Ecco il sindaco
che dovreste votare

Avete presente il Fantozzi con gli incubi in cui apparivano (si può citarli ormai sono tutti in un mondo migliore) Andreotti, Berlinguer, Craxi, Spadolini, Almirante ecc. per cercare di carpirgli il consenso alle elezioni, “anticipate, naturalmente”, perché “Pina, stammi a sentire: se io sbaglio il voto questa volta va a finire che non mangiamo e non mangiate per una decina d’anni!”? Ecco se oggi e, magari tra due domeniche per l’eventuale ballottaggio a Como, Cantù ed Erba, si toppa, il nostro territorio rischia davvero di far la fame, di avvizzire per i prossimi due lustri. Arriviamo, il discorso vale soprattutto per il capoluogo, ma non solo, da un lungo periodo in cui le ombre hanno sovrastato le luci che pure a volte si sono accese. Ma non abbastanza per garantire un futuro luminoso. Intendiamoci, le responsabilità non sono state solo di coloro che si sono alternati sugli scranni di primo cittadino ( per qualcuno sì e pure pesanti ed è inutile fare nomi), ma vanno ascritte anche alla difficoltà della sfida che si sono trovati davanti. Quella di un territorio in una fase di profondo cambiamento, difficile da decifrare, in cui la globalizzazione ha scompigliato parecchio le carte e contribuito a determinare una profonda crisi di identità. Ecco perché il local (cioè il livello di governo più vicino ai cittadini) deve saper esprimere personalità forti, autorevoli capaci di relazionarsi con un qualcosa che coincide ormai con quasi tutto il mondo. Una volta si diceva che per fare politica bastasse essere onesti. Ora è una condizione sempre necessaria ma non più sufficiente. Oltretutto allora le casse erano piene e se nessuno ci infilava le mani in maniera impropria, era fatta. Adesso, specie per i Comuni, i forzieri sono sempre più vuoti. Caso mai si tratta di essere capaci di colmarli per garantire i servizi ai cittadini e gli investimenti per la comunità.

Un tempo esisteva, sul territorio, un gruppo di comando, personalità autorevoli, preparate e ben introdotte che sapevano coniugare gli interessi generali con quelli particolari. Il sindaco doveva solo elaborare proposte e avrebbe trovato la strada spianate per concretizzarle. Adesso deve arrangiarsi da solo. Per questo, una delle più grosse panzane che si ascoltano in tutte le campagne per le elezioni comunali è che la politica va lasciata fuori. Balle. La politica, quella vera, quella alta, che produce elaborazione di idee e linee guida è fondamentale. E non importa se il primo cittadino sia espressione di un partito o di una lista civica. La capacità politica è fondamentale, altrimenti basterebbero i funzionari a (nomen homen) a far funzionare un Comune. A un sindaco si deve chiedere di più. Deve essere in grado di migliorare la qualità della vita dei propri cittadini e di lasciare un segno positivo anche per i posteri. Lo hanno fatto tanti amministratori del passato di palazzo Cernezzi a Como, Piazza Prepositurale a Erba e piazza Parini a Cantù. E i benefici si avvertono ancora oggi, come tuttora si subiscono tanti errori clamorosi.

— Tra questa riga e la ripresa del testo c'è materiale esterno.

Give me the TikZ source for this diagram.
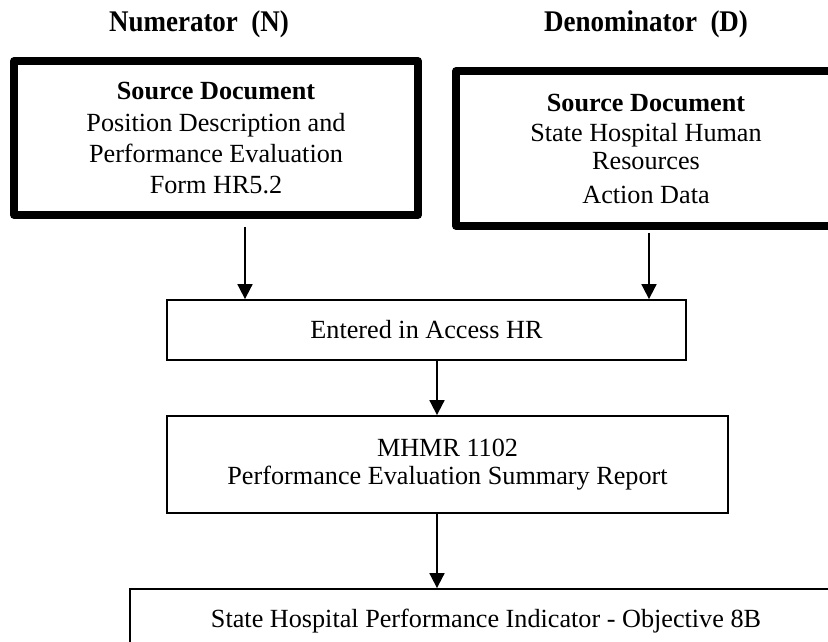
\documentclass[tikz,border=0pt]{standalone}
\usepackage{fontspec}
\setmainfont{Liberation Serif}
\newfontfamily\headfont[FakeStretch=0.9]{Liberation Serif}
\usetikzlibrary{arrows.meta}

\tikzset{
  head/.style={font=\headfont\bfseries\fontsize{30}{34}\selectfont, anchor=base},
  srcbox/.style={draw, line width=7.5pt, line join=round, align=center,
    font=\fontsize{26.2}{31}\selectfont},
  stepbox/.style={draw, line width=1.8pt, align=center,
    font=\fontsize{26.2}{31}\selectfont},
  arr/.style={-{Triangle[width=15pt,length=15pt]}, line width=1.8pt}
}

\begin{document}
\begin{tikzpicture}[x=1pt, y=1pt]
  \useasboundingbox (0,0) rectangle (828,-642);

  % Intestazioni
  \node[head] (numhead) at (199,-32) {Numerator\ \ (N)};
  \node[head] (denhead) at (646,-32) {Denominator\ \ (D)};

  % Documenti sorgente
  \node[srcbox, minimum width=404pt, minimum height=154pt] (numsrc) at (216,-138)
    {\textbf{Source Document}\\[1pt] Position Description and\\ Performance Evaluation\\ Form HR5.2};
  \node[srcbox, minimum width=380pt, minimum height=155pt] (densrc) at (646,-148.5)
    {\textbf{Source Document}\\[-1pt] State Hospital Human\\[-3pt] Resources\\[3pt] Action Data};

  % Passaggi
  \node[stepbox, minimum width=519pt, minimum height=60pt] (access) at (426.5,-330)
    {Entered in Access HR};
  \node[stepbox, minimum width=561pt, minimum height=97pt] (mhmr) at (447.5,-464.5)
    {MHMR 1102\\[-3pt] Performance Evaluation Summary Report};
  \node[stepbox, minimum width=712pt, minimum height=64pt] (indic) at (486,-621)
    {State Hospital Performance Indicator - Objective 8B};

  % Frecce
  \draw[arr] ([xshift=29pt,yshift=-8pt]numsrc.south) -- ([xshift=29pt]numsrc.south |- access.north);
  \draw[arr] ([xshift=3pt,yshift=-3pt]densrc.south) -- ([xshift=3pt]densrc.south |- access.north);
  \draw[arr] ([xshift=10.5pt]access.south) -- ([xshift=10.5pt]access.south |- mhmr.north);
  \draw[arr] ([xshift=-10.5pt]mhmr.south) -- ([xshift=-10.5pt]mhmr.south |- indic.north);
\end{tikzpicture}
\end{document}
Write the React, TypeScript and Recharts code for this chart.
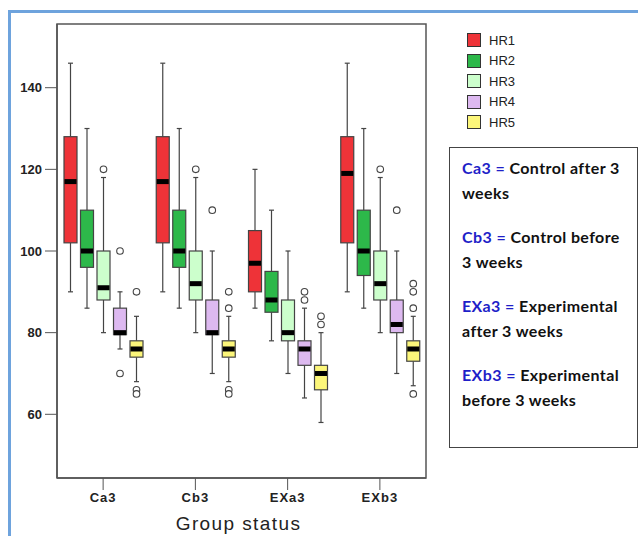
import { BarChart, Bar, XAxis, YAxis, Legend, ReferenceArea } from "recharts";

// group categories on the x axis
const groups = ["Ca3", "Cb3", "EXa3", "EXb3"];
const yTicks = [60, 80, 100, 120, 140];

// box statistics per heart-rate series, one value per group
const hr1Low = [90, 90, 86, 90];
const hr1Q1 = [102, 102, 90, 102];
const hr1Med = [117, 117, 97, 119];
const hr1Q3 = [128, 128, 105, 128];
const hr1High = [146, 146, 120, 146];
const hr1Out: number[][] = [[], [], [], []];

const hr2Low = [86, 86, 78, 86];
const hr2Q1 = [96, 96, 85, 94];
const hr2Med = [100, 100, 88, 100];
const hr2Q3 = [110, 110, 95, 110];
const hr2High = [130, 130, 110, 130];
const hr2Out: number[][] = [[], [], [], []];

const hr3Low = [80, 80, 70, 80];
const hr3Q1 = [88, 88, 78, 88];
const hr3Med = [91, 92, 80, 92];
const hr3Q3 = [100, 100, 88, 100];
const hr3High = [118, 118, 100, 118];
const hr3Out = [[120], [120], [], [120]];

const hr4Low = [76, 70, 64, 70];
const hr4Q1 = [79.5, 79.5, 72, 80];
const hr4Med = [80, 80, 76, 82];
const hr4Q3 = [86, 88, 78, 88];
const hr4High = [90, 100, 86, 100];
const hr4Out = [[100, 70], [110], [90, 88], [110]];

const hr5Low = [68, 68, 58, 67];
const hr5Q1 = [74, 74, 66, 73];
const hr5Med = [76, 76, 70, 76];
const hr5Q3 = [78, 78, 72, 78];
const hr5High = [84, 84, 80, 84];
const hr5Out = [[90, 66, 65], [90, 86, 66, 65], [84, 82], [92, 90, 86, 65]];

const series = [
  { key: "hr1", name: "HR1", color: "#ee3338", low: hr1Low, q1: hr1Q1, med: hr1Med, q3: hr1Q3, high: hr1High, out: hr1Out },
  { key: "hr2", name: "HR2", color: "#2db84a", low: hr2Low, q1: hr2Q1, med: hr2Med, q3: hr2Q3, high: hr2High, out: hr2Out },
  { key: "hr3", name: "HR3", color: "#ccffcc", low: hr3Low, q1: hr3Q1, med: hr3Med, q3: hr3Q3, high: hr3High, out: hr3Out },
  { key: "hr4", name: "HR4", color: "#ddb9f0", low: hr4Low, q1: hr4Q1, med: hr4Med, q3: hr4Q3, high: hr4High, out: hr4Out },
  { key: "hr5", name: "HR5", color: "#fcf67a", low: hr5Low, q1: hr5Q1, med: hr5Med, q3: hr5Q3, high: hr5High, out: hr5Out },
];

const notes = [
  ["Ca3 =", "Control after 3", "weeks"],
  ["Cb3 =", "Control before", "3 weeks"],
  ["EXa3 =", "Experimental", "after 3 weeks"],
  ["EXb3 =", "Experimental", "before 3 weeks"],
];

const Y_DOMAIN: [number, number] = [44.4, 155.6];

// range bar [low, high] per series, stats kept alongside for the shape
const data = groups.map((g, i) => {
  const row: any = { group: g };
  series.forEach((s) => {
    row[s.key] = [s.low[i], s.high[i]];
    row[s.key + "Stats"] = { low: s.low[i], q1: s.q1[i], med: s.med[i], q3: s.q3[i], high: s.high[i], out: s.out[i] };
  });
  return row;
});

const EDGE = "#444";

function makeBox(key: string, fill: string) {
  return (props: any) => {
    const { x, y, width, height, payload } = props;
    const st = payload[key + "Stats"];
    const top = Math.min(y, y + height);
    const h = Math.abs(height);
    // linear map from the bar's own scaled range
    const py = (v: number) => top + h - ((v - st.low) * h) / (st.high - st.low);
    const cx = x + width / 2;
    return (
      <g>
        <line x1={cx} x2={cx} y1={py(st.high)} y2={py(st.q3)} stroke={EDGE} strokeWidth={1.2} />
        <line x1={cx} x2={cx} y1={py(st.q1)} y2={py(st.low)} stroke={EDGE} strokeWidth={1.2} />
        <line x1={cx - 2.5} x2={cx + 2.5} y1={py(st.high)} y2={py(st.high)} stroke={EDGE} strokeWidth={1.2} />
        <line x1={cx - 2.5} x2={cx + 2.5} y1={py(st.low)} y2={py(st.low)} stroke={EDGE} strokeWidth={1.2} />
        <rect x={x} y={py(st.q3)} width={width} height={py(st.q1) - py(st.q3)} fill={fill} stroke={EDGE} strokeWidth={1.2} />
        <rect x={x + 0.5} y={py(st.med) - 2.5} width={width - 1} height={5} fill="#000" />
        {st.out.map((v: number, i: number) => (
          <circle key={i} cx={cx} cy={py(v)} r={3.3} fill="#fff" stroke={EDGE} strokeWidth={1.1} />
        ))}
      </g>
    );
  };
}

const LegendBox = ({ payload }: any) => (
  <div style={{ fontFamily: "'Liberation Sans', Arial, sans-serif", fontSize: 13, color: "#222" }}>
    {(payload || []).map((e: any) => (
      <div key={e.value} style={{ display: "flex", alignItems: "center", height: 20.5 }}>
        <span style={{ width: 12, height: 12, background: e.color, border: "1px solid #333", marginRight: 8 }} />
        {e.value}
      </div>
    ))}
  </div>
);

export default function App() {
  const tickStyle = { fontFamily: "'Liberation Sans', Arial, sans-serif", fontSize: 13, fontWeight: 700, fill: "#222" };
  return (
    <div style={{ position: "absolute", left: 0, top: 0, width: 638, height: 536, background: "#fff", overflow: "hidden" }}>
      <div style={{ position: "absolute", left: 8, top: 10, right: 0, bottom: 0, borderLeft: "3px solid #6ea3dd", borderTop: "3px solid #6ea3dd" }} />
      <BarChart
        width={638}
        height={536}
        data={data}
        margin={{ top: 24, right: 212, bottom: 0, left: 10 }}
        barSize={13}
        barGap={3.5}
        style={{ position: "absolute", left: 0, top: 0 }}
      >
        <ReferenceArea x1="Ca3" x2="EXb3" y1={Y_DOMAIN[0]} y2={Y_DOMAIN[1]} fill="none" stroke="#555" strokeWidth={1.5} ifOverflow="visible" />
        <XAxis
          dataKey="group"
          height={58}
          tick={{ ...tickStyle, letterSpacing: 1 }}
          tickSize={12}
          tickMargin={3}
          stroke="#555"
          axisLine={{ stroke: "#555", strokeWidth: 1.5 }}
          label={{
            value: "Group status",
            position: "insideBottom",
            offset: 6,
            dx: -3,
            style: { fontFamily: "'Liberation Sans', Arial, sans-serif", fontSize: 19, letterSpacing: 1.4, fill: "#222" },
          }}
        />
        <YAxis
          domain={Y_DOMAIN}
          ticks={yTicks}
          width={47}
          tick={tickStyle}
          tickSize={12}
          tickMargin={3}
          stroke="#555"
          axisLine={{ stroke: "#555", strokeWidth: 1.5 }}
        />
        <Legend
          layout="vertical"
          align="center"
          verticalAlign="middle"
          content={<LegendBox />}
          wrapperStyle={{ left: 467, top: 30, width: 100, height: 110 }}
        />
        {series.map((s) => (
          <Bar key={s.key} dataKey={s.key} name={s.name} fill={s.color} isAnimationActive={false} shape={makeBox(s.key, s.color)} />
        ))}
      </BarChart>
      <div
        style={{
          position: "absolute",
          left: 449,
          top: 147,
          width: 189,
          height: 301,
          boxSizing: "border-box",
          border: "1.5px solid #444",
          padding: "7px 0 0 12px",
          fontFamily: "Lato, 'Open Sans', sans-serif",
          fontWeight: 700,
          fontSize: 16,
          letterSpacing: 0.4,
          lineHeight: "25px",
          color: "#111",
          background: "#fff",
        }}
      >
        {notes.map((n) => (
          <div key={n[0]} style={{ marginBottom: 19 }}>
            <div>
              <span style={{ color: "#1f1fc8" }}>{n[0]}</span> {n[1]}
            </div>
            <div>{n[2]}</div>
          </div>
        ))}
      </div>
    </div>
  );
}
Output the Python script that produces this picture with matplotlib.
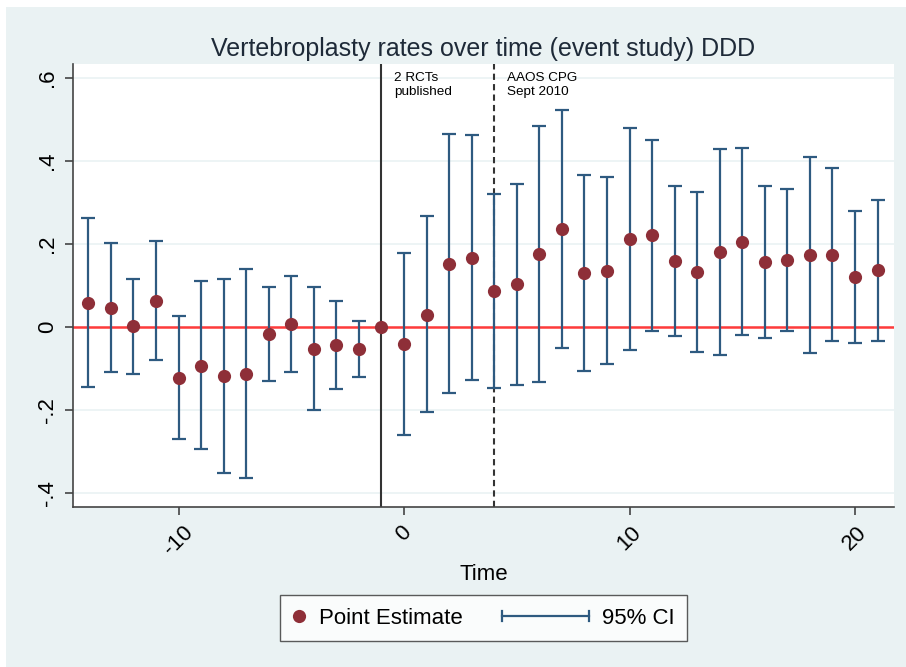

Ecco, chi vota (ammesso che ne abbia voglia dopo il desolante spettacolo offerto dalla politica nazionale di questi ultimi giorni) dovrebbe tenere conto di questi aspetti, vedere se coincidono con l’identikit di qualche candidato e, nel caso, sceglierlo senza indugi, magari anche a prescindere dall’appartenenza politica. Perché se sbagliamo questa volta... Fantozzi docet.